* _REQUEST_
Take the data below and repeat it exactly.

* _SOURCE EXCERPT_

○ ○ ○ ○

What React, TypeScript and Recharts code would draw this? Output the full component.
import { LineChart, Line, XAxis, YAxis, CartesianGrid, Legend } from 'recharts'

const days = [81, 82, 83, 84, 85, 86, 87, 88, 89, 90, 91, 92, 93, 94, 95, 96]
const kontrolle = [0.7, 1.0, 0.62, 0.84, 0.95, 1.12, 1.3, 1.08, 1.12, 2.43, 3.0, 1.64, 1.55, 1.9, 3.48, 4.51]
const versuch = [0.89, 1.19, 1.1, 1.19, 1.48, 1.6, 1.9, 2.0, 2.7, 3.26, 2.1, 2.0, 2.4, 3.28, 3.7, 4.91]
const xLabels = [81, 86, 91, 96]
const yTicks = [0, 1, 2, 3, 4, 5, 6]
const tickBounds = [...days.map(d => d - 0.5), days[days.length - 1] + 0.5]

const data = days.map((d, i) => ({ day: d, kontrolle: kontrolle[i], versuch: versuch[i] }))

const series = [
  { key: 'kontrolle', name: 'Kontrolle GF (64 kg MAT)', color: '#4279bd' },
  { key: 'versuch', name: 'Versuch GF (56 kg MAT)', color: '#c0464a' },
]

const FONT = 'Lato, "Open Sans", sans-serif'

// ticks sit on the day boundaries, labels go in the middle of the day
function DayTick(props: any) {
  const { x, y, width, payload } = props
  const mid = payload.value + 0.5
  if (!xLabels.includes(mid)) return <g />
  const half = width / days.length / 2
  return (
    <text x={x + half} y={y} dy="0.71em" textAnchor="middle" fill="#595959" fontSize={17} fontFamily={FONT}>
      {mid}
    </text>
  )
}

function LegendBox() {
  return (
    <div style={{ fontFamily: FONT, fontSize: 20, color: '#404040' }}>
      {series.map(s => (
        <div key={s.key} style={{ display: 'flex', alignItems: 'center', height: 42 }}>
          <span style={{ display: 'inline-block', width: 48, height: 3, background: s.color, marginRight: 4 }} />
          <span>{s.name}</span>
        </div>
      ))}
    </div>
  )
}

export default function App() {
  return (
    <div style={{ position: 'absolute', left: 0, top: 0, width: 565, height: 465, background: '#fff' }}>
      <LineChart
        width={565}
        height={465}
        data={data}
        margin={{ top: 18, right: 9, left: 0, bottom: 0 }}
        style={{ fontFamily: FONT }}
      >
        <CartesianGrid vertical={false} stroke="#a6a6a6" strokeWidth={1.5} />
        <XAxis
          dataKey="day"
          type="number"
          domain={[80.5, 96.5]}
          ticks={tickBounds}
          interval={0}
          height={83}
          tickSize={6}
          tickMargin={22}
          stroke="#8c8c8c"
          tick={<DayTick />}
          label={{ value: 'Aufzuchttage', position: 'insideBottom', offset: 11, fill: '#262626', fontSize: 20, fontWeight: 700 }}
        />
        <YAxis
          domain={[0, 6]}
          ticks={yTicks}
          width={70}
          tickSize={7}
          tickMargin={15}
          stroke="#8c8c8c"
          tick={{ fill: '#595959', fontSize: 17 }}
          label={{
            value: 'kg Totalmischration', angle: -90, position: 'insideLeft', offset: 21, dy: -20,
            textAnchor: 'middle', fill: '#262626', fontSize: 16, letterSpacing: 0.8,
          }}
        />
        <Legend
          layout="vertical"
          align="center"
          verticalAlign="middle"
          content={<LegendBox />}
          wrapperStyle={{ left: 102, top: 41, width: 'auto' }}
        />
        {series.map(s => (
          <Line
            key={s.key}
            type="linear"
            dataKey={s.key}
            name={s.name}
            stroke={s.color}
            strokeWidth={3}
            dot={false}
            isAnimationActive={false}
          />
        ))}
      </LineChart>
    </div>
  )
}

○ ○ ○ ○

* _WRITTEN ANSWER_
What React, TypeScript and Recharts code would draw this? Output the full component.
import { LineChart, Line, XAxis, YAxis, CartesianGrid, Legend } from 'recharts'

const days = [81, 82, 83, 84, 85, 86, 87, 88, 89, 90, 91, 92, 93, 94, 95, 96]
const kontrolle = [0.7, 1.0, 0.62, 0.84, 0.95, 1.12, 1.3, 1.08, 1.12, 2.43, 3.0, 1.64, 1.55, 1.9, 3.48, 4.51]
const versuch = [0.89, 1.19, 1.1, 1.19, 1.48, 1.6, 1.9, 2.0, 2.7, 3.26, 2.1, 2.0, 2.4, 3.28, 3.7, 4.91]
const xLabels = [81, 86, 91, 96]
const yTicks = [0, 1, 2, 3, 4, 5, 6]
const tickBounds = [...days.map(d => d - 0.5), days[days.length - 1] + 0.5]

const data = days.map((d, i) => ({ day: d, kontrolle: kontrolle[i], versuch: versuch[i] }))

const series = [
  { key: 'kontrolle', name: 'Kontrolle GF (64 kg MAT)', color: '#4279bd' },
  { key: 'versuch', name: 'Versuch GF (56 kg MAT)', color: '#c0464a' },
]

const FONT = 'Lato, "Open Sans", sans-serif'

// ticks sit on the day boundaries, labels go in the middle of the day
function DayTick(props: any) {
  const { x, y, width, payload } = props
  const mid = payload.value + 0.5
  if (!xLabels.includes(mid)) return <g />
  const half = width / days.length / 2
  return (
    <text x={x + half} y={y} dy="0.71em" textAnchor="middle" fill="#595959" fontSize={17} fontFamily={FONT}>
      {mid}
    </text>
  )
}

function LegendBox() {
  return (
    <div style={{ fontFamily: FONT, fontSize: 20, color: '#404040' }}>
      {series.map(s => (
        <div key={s.key} style={{ display: 'flex', alignItems: 'center', height: 42 }}>
          <span style={{ display: 'inline-block', width: 48, height: 3, background: s.color, marginRight: 4 }} />
          <span>{s.name}</span>
        </div>
      ))}
    </div>
  )
}

export default function App() {
  return (
    <div style={{ position: 'absolute', left: 0, top: 0, width: 565, height: 465, background: '#fff' }}>
      <LineChart
        width={565}
        height={465}
        data={data}
        margin={{ top: 18, right: 9, left: 0, bottom: 0 }}
        style={{ fontFamily: FONT }}
      >
        <CartesianGrid vertical={false} stroke="#a6a6a6" strokeWidth={1.5} />
        <XAxis
          dataKey="day"
          type="number"
          domain={[80.5, 96.5]}
          ticks={tickBounds}
          interval={0}
          height={83}
          tickSize={6}
          tickMargin={22}
          stroke="#8c8c8c"
          tick={<DayTick />}
          label={{ value: 'Aufzuchttage', position: 'insideBottom', offset: 11, fill: '#262626', fontSize: 20, fontWeight: 700 }}
        />
        <YAxis
          domain={[0, 6]}
          ticks={yTicks}
          width={70}
          tickSize={7}
          tickMargin={15}
          stroke="#8c8c8c"
          tick={{ fill: '#595959', fontSize: 17 }}
          label={{
            value: 'kg Totalmischration', angle: -90, position: 'insideLeft', offset: 21, dy: -20,
            textAnchor: 'middle', fill: '#262626', fontSize: 16, letterSpacing: 0.8,
          }}
        />
        <Legend
          layout="vertical"
          align="center"
          verticalAlign="middle"
          content={<LegendBox />}
          wrapperStyle={{ left: 102, top: 41, width: 'auto' }}
        />
        {series.map(s => (
          <Line
            key={s.key}
            type="linear"
            dataKey={s.key}
            name={s.name}
            stroke={s.color}
            strokeWidth={3}
            dot={false}
            isAnimationActive={false}
          />
        ))}
      </LineChart>
    </div>
  )
}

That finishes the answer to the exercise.